§ Your instructions:
Would you repeat the listing exactly but omit every picture?

§ Recorded data:
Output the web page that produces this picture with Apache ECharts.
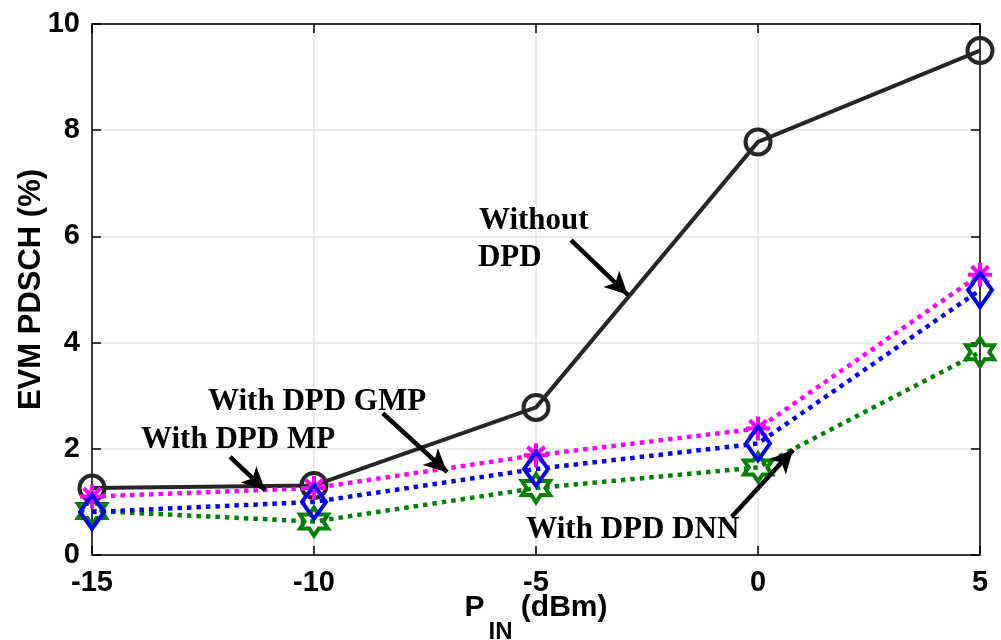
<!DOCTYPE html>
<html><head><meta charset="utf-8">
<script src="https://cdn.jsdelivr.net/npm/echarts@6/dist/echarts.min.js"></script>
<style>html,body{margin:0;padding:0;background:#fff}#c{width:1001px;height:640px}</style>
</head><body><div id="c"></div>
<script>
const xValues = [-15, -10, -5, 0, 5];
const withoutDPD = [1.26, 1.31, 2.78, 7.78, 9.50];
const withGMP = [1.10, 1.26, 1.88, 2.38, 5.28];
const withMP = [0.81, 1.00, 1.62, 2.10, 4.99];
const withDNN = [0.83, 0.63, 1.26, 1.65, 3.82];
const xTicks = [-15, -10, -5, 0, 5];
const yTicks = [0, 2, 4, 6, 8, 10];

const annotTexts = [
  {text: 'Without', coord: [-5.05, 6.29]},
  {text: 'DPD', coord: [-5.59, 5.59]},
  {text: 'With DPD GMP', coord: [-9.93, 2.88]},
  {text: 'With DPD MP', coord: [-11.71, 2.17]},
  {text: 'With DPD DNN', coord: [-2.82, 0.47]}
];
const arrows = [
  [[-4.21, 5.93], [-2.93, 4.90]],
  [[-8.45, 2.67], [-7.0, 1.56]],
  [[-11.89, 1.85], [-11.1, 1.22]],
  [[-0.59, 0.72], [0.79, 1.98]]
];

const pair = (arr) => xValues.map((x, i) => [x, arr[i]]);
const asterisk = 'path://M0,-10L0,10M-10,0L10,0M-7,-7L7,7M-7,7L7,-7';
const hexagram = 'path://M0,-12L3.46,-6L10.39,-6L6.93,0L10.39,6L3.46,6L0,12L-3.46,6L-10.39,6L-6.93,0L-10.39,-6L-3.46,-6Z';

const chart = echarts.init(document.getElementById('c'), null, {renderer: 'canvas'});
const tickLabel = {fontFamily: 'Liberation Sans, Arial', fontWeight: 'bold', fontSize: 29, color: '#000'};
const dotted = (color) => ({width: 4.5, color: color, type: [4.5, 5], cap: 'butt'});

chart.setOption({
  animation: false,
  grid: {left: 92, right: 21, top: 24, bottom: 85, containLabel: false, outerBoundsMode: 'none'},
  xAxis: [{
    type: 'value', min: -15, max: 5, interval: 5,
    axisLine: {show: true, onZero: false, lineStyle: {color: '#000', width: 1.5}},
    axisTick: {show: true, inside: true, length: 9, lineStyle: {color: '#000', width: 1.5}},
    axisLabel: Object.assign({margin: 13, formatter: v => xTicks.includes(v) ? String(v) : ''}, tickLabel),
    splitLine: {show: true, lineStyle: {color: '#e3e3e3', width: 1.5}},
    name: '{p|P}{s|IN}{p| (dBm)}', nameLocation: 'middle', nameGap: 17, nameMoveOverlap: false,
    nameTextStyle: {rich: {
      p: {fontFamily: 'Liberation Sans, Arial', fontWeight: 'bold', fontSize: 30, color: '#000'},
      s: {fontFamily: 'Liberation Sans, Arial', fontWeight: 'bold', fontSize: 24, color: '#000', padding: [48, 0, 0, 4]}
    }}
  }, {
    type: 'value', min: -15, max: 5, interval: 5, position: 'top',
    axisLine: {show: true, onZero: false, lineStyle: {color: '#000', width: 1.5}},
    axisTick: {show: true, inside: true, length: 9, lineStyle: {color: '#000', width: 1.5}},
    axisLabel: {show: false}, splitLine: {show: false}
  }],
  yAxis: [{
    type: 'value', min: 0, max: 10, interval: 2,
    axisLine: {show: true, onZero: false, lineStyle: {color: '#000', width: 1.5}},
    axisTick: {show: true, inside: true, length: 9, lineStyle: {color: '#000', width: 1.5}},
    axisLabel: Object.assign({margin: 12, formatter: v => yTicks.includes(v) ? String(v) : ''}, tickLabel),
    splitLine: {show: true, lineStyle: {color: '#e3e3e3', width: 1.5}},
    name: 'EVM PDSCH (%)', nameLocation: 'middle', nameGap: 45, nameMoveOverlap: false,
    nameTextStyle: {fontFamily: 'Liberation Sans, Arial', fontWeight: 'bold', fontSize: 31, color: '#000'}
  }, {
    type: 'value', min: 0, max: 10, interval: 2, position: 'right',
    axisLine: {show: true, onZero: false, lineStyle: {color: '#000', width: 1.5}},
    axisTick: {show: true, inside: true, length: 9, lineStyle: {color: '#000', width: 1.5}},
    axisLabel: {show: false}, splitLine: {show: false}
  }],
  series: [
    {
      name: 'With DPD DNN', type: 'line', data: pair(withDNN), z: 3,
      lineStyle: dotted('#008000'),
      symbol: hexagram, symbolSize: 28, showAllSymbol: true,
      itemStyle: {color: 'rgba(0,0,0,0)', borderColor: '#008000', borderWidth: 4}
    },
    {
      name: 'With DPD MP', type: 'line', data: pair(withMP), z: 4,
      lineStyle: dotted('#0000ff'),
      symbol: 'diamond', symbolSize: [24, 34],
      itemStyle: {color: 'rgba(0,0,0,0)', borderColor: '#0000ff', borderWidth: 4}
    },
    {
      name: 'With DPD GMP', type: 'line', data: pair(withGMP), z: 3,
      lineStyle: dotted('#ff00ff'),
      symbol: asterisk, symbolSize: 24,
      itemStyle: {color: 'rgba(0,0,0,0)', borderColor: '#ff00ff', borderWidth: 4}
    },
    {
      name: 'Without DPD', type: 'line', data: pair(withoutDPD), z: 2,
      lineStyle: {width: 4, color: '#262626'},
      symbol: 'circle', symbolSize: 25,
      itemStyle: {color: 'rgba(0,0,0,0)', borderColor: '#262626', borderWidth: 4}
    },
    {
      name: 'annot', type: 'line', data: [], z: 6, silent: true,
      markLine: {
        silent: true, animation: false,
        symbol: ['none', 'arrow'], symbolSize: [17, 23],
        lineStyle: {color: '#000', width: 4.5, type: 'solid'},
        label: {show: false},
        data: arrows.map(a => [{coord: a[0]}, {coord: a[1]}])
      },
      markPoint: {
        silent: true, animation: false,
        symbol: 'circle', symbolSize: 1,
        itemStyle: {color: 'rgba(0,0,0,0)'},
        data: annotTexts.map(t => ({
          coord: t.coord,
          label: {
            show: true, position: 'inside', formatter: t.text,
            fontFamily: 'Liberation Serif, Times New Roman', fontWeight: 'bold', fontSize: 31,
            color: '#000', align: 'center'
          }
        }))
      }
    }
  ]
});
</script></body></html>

§ Correct result:
Output the web page that produces this picture with Apache ECharts.
<!DOCTYPE html>
<html><head><meta charset="utf-8">
<script src="https://cdn.jsdelivr.net/npm/echarts@6/dist/echarts.min.js"></script>
<style>html,body{margin:0;padding:0;background:#fff}#c{width:1001px;height:640px}</style>
</head><body><div id="c"></div>
<script>
const xValues = [-15, -10, -5, 0, 5];
const withoutDPD = [1.26, 1.31, 2.78, 7.78, 9.50];
const withGMP = [1.10, 1.26, 1.88, 2.38, 5.28];
const withMP = [0.81, 1.00, 1.62, 2.10, 4.99];
const withDNN = [0.83, 0.63, 1.26, 1.65, 3.82];
const xTicks = [-15, -10, -5, 0, 5];
const yTicks = [0, 2, 4, 6, 8, 10];

const annotTexts = [
  {text: 'Without', coord: [-5.05, 6.29]},
  {text: 'DPD', coord: [-5.59, 5.59]},
  {text: 'With DPD GMP', coord: [-9.93, 2.88]},
  {text: 'With DPD MP', coord: [-11.71, 2.17]},
  {text: 'With DPD DNN', coord: [-2.82, 0.47]}
];
const arrows = [
  [[-4.21, 5.93], [-2.93, 4.90]],
  [[-8.45, 2.67], [-7.0, 1.56]],
  [[-11.89, 1.85], [-11.1, 1.22]],
  [[-0.59, 0.72], [0.79, 1.98]]
];

const pair = (arr) => xValues.map((x, i) => [x, arr[i]]);
const asterisk = 'path://M0,-10L0,10M-10,0L10,0M-7,-7L7,7M-7,7L7,-7';
const hexagram = 'path://M0,-12L3.46,-6L10.39,-6L6.93,0L10.39,6L3.46,6L0,12L-3.46,6L-10.39,6L-6.93,0L-10.39,-6L-3.46,-6Z';

const chart = echarts.init(document.getElementById('c'), null, {renderer: 'canvas'});
const tickLabel = {fontFamily: 'Liberation Sans, Arial', fontWeight: 'bold', fontSize: 29, color: '#000'};
const dotted = (color) => ({width: 4.5, color: color, type: [4.5, 5], cap: 'butt'});

chart.setOption({
  animation: false,
  grid: {left: 92, right: 21, top: 24, bottom: 85, containLabel: false, outerBoundsMode: 'none'},
  xAxis: [{
    type: 'value', min: -15, max: 5, interval: 5,
    axisLine: {show: true, onZero: false, lineStyle: {color: '#000', width: 1.5}},
    axisTick: {show: true, inside: true, length: 9, lineStyle: {color: '#000', width: 1.5}},
    axisLabel: Object.assign({margin: 13, formatter: v => xTicks.includes(v) ? String(v) : ''}, tickLabel),
    splitLine: {show: true, lineStyle: {color: '#e3e3e3', width: 1.5}},
    name: '{p|P}{s|IN}{p| (dBm)}', nameLocation: 'middle', nameGap: 17, nameMoveOverlap: false,
    nameTextStyle: {rich: {
      p: {fontFamily: 'Liberation Sans, Arial', fontWeight: 'bold', fontSize: 30, color: '#000'},
      s: {fontFamily: 'Liberation Sans, Arial', fontWeight: 'bold', fontSize: 24, color: '#000', padding: [48, 0, 0, 4]}
    }}
  }, {
    type: 'value', min: -15, max: 5, interval: 5, position: 'top',
    axisLine: {show: true, onZero: false, lineStyle: {color: '#000', width: 1.5}},
    axisTick: {show: true, inside: true, length: 9, lineStyle: {color: '#000', width: 1.5}},
    axisLabel: {show: false}, splitLine: {show: false}
  }],
  yAxis: [{
    type: 'value', min: 0, max: 10, interval: 2,
    axisLine: {show: true, onZero: false, lineStyle: {color: '#000', width: 1.5}},
    axisTick: {show: true, inside: true, length: 9, lineStyle: {color: '#000', width: 1.5}},
    axisLabel: Object.assign({margin: 12, formatter: v => yTicks.includes(v) ? String(v) : ''}, tickLabel),
    splitLine: {show: true, lineStyle: {color: '#e3e3e3', width: 1.5}},
    name: 'EVM PDSCH (%)', nameLocation: 'middle', nameGap: 45, nameMoveOverlap: false,
    nameTextStyle: {fontFamily: 'Liberation Sans, Arial', fontWeight: 'bold', fontSize: 31, color: '#000'}
  }, {
    type: 'value', min: 0, max: 10, interval: 2, position: 'right',
    axisLine: {show: true, onZero: false, lineStyle: {color: '#000', width: 1.5}},
    axisTick: {show: true, inside: true, length: 9, lineStyle: {color: '#000', width: 1.5}},
    axisLabel: {show: false}, splitLine: {show: false}
  }],
  series: [
    {
      name: 'With DPD DNN', type: 'line', data: pair(withDNN), z: 3,
      lineStyle: dotted('#008000'),
      symbol: hexagram, symbolSize: 28, showAllSymbol: true,
      itemStyle: {color: 'rgba(0,0,0,0)', borderColor: '#008000', borderWidth: 4}
    },
    {
      name: 'With DPD MP', type: 'line', data: pair(withMP), z: 4,
      lineStyle: dotted('#0000ff'),
      symbol: 'diamond', symbolSize: [24, 34],
      itemStyle: {color: 'rgba(0,0,0,0)', borderColor: '#0000ff', borderWidth: 4}
    },
    {
      name: 'With DPD GMP', type: 'line', data: pair(withGMP), z: 3,
      lineStyle: dotted('#ff00ff'),
      symbol: asterisk, symbolSize: 24,
      itemStyle: {color: 'rgba(0,0,0,0)', borderColor: '#ff00ff', borderWidth: 4}
    },
    {
      name: 'Without DPD', type: 'line', data: pair(withoutDPD), z: 2,
      lineStyle: {width: 4, color: '#262626'},
      symbol: 'circle', symbolSize: 25,
      itemStyle: {color: 'rgba(0,0,0,0)', borderColor: '#262626', borderWidth: 4}
    },
    {
      name: 'annot', type: 'line', data: [], z: 6, silent: true,
      markLine: {
        silent: true, animation: false,
        symbol: ['none', 'arrow'], symbolSize: [17, 23],
        lineStyle: {color: '#000', width: 4.5, type: 'solid'},
        label: {show: false},
        data: arrows.map(a => [{coord: a[0]}, {coord: a[1]}])
      },
      markPoint: {
        silent: true, animation: false,
        symbol: 'circle', symbolSize: 1,
        itemStyle: {color: 'rgba(0,0,0,0)'},
        data: annotTexts.map(t => ({
          coord: t.coord,
          label: {
            show: true, position: 'inside', formatter: t.text,
            fontFamily: 'Liberation Serif, Times New Roman', fontWeight: 'bold', fontSize: 31,
            color: '#000', align: 'center'
          }
        }))
      }
    }
  ]
});
</script></body></html>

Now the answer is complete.